◆ **DATA LINES**

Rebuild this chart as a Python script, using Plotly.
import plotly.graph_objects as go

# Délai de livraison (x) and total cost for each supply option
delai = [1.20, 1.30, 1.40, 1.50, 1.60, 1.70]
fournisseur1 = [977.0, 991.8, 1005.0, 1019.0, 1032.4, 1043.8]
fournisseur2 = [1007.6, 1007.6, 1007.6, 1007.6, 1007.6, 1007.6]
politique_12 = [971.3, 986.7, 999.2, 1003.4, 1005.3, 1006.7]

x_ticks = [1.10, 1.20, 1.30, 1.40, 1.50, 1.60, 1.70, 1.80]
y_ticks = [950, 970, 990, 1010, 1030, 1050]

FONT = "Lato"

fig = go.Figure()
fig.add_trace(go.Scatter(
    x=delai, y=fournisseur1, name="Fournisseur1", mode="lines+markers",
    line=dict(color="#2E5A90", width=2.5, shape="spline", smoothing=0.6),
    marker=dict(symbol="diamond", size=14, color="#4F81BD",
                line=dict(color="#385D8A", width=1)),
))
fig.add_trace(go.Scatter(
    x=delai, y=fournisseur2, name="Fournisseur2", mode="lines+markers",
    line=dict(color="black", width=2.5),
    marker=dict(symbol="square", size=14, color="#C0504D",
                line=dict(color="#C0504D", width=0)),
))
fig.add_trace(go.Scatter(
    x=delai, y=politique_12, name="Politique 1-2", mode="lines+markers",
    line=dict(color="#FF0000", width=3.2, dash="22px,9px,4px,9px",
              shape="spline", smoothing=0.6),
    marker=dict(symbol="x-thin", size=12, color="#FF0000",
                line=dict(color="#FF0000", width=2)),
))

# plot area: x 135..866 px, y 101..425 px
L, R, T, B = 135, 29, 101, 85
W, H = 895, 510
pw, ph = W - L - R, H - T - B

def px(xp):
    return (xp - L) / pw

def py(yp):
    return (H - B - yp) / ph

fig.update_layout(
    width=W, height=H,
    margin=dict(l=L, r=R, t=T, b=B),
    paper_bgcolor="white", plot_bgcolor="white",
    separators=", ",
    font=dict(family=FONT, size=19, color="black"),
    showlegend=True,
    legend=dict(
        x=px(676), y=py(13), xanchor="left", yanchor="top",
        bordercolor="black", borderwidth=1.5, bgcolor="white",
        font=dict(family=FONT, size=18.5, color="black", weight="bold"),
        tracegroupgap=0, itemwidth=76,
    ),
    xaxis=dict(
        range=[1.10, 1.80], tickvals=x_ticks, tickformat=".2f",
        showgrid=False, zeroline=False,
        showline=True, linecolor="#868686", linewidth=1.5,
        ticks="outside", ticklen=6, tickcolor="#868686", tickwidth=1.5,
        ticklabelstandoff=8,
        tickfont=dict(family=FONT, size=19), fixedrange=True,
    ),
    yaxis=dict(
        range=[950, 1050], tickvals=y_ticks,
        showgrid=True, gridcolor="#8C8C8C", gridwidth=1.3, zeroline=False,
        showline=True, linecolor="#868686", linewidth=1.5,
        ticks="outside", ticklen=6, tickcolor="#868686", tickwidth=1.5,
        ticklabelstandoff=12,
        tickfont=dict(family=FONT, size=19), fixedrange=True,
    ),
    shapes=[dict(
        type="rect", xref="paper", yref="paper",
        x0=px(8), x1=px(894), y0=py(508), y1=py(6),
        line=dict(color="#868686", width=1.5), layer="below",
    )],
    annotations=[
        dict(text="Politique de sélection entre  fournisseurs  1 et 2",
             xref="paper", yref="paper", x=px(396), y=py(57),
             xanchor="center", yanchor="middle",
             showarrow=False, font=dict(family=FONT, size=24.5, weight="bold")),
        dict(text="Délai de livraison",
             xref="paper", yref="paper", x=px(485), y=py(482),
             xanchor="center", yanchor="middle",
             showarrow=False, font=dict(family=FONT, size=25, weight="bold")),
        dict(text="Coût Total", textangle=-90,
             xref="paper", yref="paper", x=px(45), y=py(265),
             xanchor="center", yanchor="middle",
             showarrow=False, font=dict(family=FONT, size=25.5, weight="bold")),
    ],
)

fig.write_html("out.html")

◆ **WHAT NEEDS TO BE DONE**
Every line of the material must be returned exactly as it appears.

◆ **WRITTEN SOLUTION**
Rebuild this chart as a Python script, using Plotly.
import plotly.graph_objects as go

# Délai de livraison (x) and total cost for each supply option
delai = [1.20, 1.30, 1.40, 1.50, 1.60, 1.70]
fournisseur1 = [977.0, 991.8, 1005.0, 1019.0, 1032.4, 1043.8]
fournisseur2 = [1007.6, 1007.6, 1007.6, 1007.6, 1007.6, 1007.6]
politique_12 = [971.3, 986.7, 999.2, 1003.4, 1005.3, 1006.7]

x_ticks = [1.10, 1.20, 1.30, 1.40, 1.50, 1.60, 1.70, 1.80]
y_ticks = [950, 970, 990, 1010, 1030, 1050]

FONT = "Lato"

fig = go.Figure()
fig.add_trace(go.Scatter(
    x=delai, y=fournisseur1, name="Fournisseur1", mode="lines+markers",
    line=dict(color="#2E5A90", width=2.5, shape="spline", smoothing=0.6),
    marker=dict(symbol="diamond", size=14, color="#4F81BD",
                line=dict(color="#385D8A", width=1)),
))
fig.add_trace(go.Scatter(
    x=delai, y=fournisseur2, name="Fournisseur2", mode="lines+markers",
    line=dict(color="black", width=2.5),
    marker=dict(symbol="square", size=14, color="#C0504D",
                line=dict(color="#C0504D", width=0)),
))
fig.add_trace(go.Scatter(
    x=delai, y=politique_12, name="Politique 1-2", mode="lines+markers",
    line=dict(color="#FF0000", width=3.2, dash="22px,9px,4px,9px",
              shape="spline", smoothing=0.6),
    marker=dict(symbol="x-thin", size=12, color="#FF0000",
                line=dict(color="#FF0000", width=2)),
))

# plot area: x 135..866 px, y 101..425 px
L, R, T, B = 135, 29, 101, 85
W, H = 895, 510
pw, ph = W - L - R, H - T - B

def px(xp):
    return (xp - L) / pw

def py(yp):
    return (H - B - yp) / ph

fig.update_layout(
    width=W, height=H,
    margin=dict(l=L, r=R, t=T, b=B),
    paper_bgcolor="white", plot_bgcolor="white",
    separators=", ",
    font=dict(family=FONT, size=19, color="black"),
    showlegend=True,
    legend=dict(
        x=px(676), y=py(13), xanchor="left", yanchor="top",
        bordercolor="black", borderwidth=1.5, bgcolor="white",
        font=dict(family=FONT, size=18.5, color="black", weight="bold"),
        tracegroupgap=0, itemwidth=76,
    ),
    xaxis=dict(
        range=[1.10, 1.80], tickvals=x_ticks, tickformat=".2f",
        showgrid=False, zeroline=False,
        showline=True, linecolor="#868686", linewidth=1.5,
        ticks="outside", ticklen=6, tickcolor="#868686", tickwidth=1.5,
        ticklabelstandoff=8,
        tickfont=dict(family=FONT, size=19), fixedrange=True,
    ),
    yaxis=dict(
        range=[950, 1050], tickvals=y_ticks,
        showgrid=True, gridcolor="#8C8C8C", gridwidth=1.3, zeroline=False,
        showline=True, linecolor="#868686", linewidth=1.5,
        ticks="outside", ticklen=6, tickcolor="#868686", tickwidth=1.5,
        ticklabelstandoff=12,
        tickfont=dict(family=FONT, size=19), fixedrange=True,
    ),
    shapes=[dict(
        type="rect", xref="paper", yref="paper",
        x0=px(8), x1=px(894), y0=py(508), y1=py(6),
        line=dict(color="#868686", width=1.5), layer="below",
    )],
    annotations=[
        dict(text="Politique de sélection entre  fournisseurs  1 et 2",
             xref="paper", yref="paper", x=px(396), y=py(57),
             xanchor="center", yanchor="middle",
             showarrow=False, font=dict(family=FONT, size=24.5, weight="bold")),
        dict(text="Délai de livraison",
             xref="paper", yref="paper", x=px(485), y=py(482),
             xanchor="center", yanchor="middle",
             showarrow=False, font=dict(family=FONT, size=25, weight="bold")),
        dict(text="Coût Total", textangle=-90,
             xref="paper", yref="paper", x=px(45), y=py(265),
             xanchor="center", yanchor="middle",
             showarrow=False, font=dict(family=FONT, size=25.5, weight="bold")),
    ],
)

fig.write_html("out.html")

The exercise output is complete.